People are annoyed. People from Jericho are tired of his begging day after day, and Jesus’s followers think Jesus is far too important to be bothered by this literal outsider. They try to quiet Bart. Bart’s desperation, however, is more powerful than their attempts to further marginalize him. He cries out again, “Son of David, have mercy on me!” Jesus stands still and orders the crowd to bring Bartimaeus to him. Bart immediately throws off his only possession in the world, his cloak, and because of his faith, because he knows exactly who Jesus is, he can see. We are meant to see that God is in the welcoming mercy that transforms Bartimaeus, and those of us who can really see and hear what is happening, from an outsider to an insider who follows Jesus to Jerusalem, the Cross and his Resurrection.  

 

Now we know that he already could see what we, the crowd and the disciples could not see. That Jesus is the living image of the God who loves us and forgives us and wills to do everything possible to save us from ourselves – including teaching us not to marginalize people like Bartimaeus, who, unlike the rich young man just two weeks ago could not imagine parting with his possessions to care for the poor and follow Jesus.

 

When I was in Seminary, we visited one of the oldest Synagogues in New York City.
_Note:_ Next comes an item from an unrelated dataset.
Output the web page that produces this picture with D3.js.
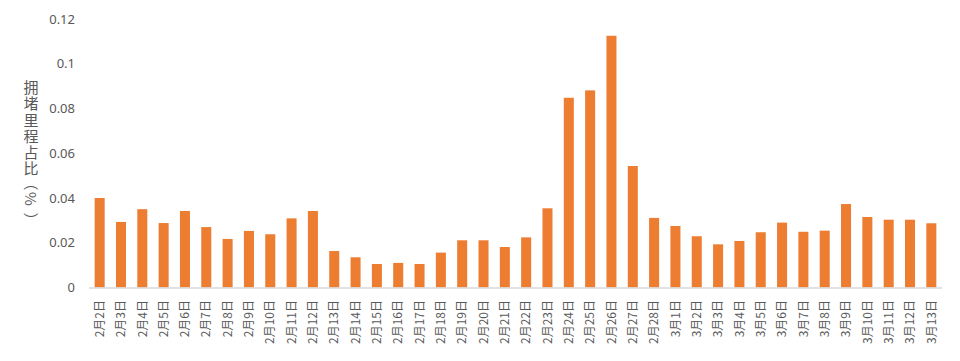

The Rabbi invited us to ask questions. One of my classmates asked, “We know what the role of a priest is in our tradition. What is the role of the rabbi in a synagogue congregation?” I will never forget his answer. “The role of the rabbi is to lead and teach others through the stories of God as told in our sacred scriptures in such a way as everyone becomes a rabbi. So, my role is to put myself out of business!” If I hear Hebrews and Mark correctly, I should be feeling uncomfortable right now! With Jesus on our side, we no longer need a kingdom of priests! We are all called to live into being the image of the living God for others.

 

In our texts for today, God is in Jesus’s mercy shared with all people – especially the outsiders. This shows us that God forgives and loves all people, all the time, no matter what. So, what does this say about how we can relate to such a God?

 

Are we called to be insiders like the blind disciples and the rich young man? Or, are we called to be more like the outsider Bartimaeus, who although he is blind, can really see God is right in front of him? May God help us to see more clearly. Amen.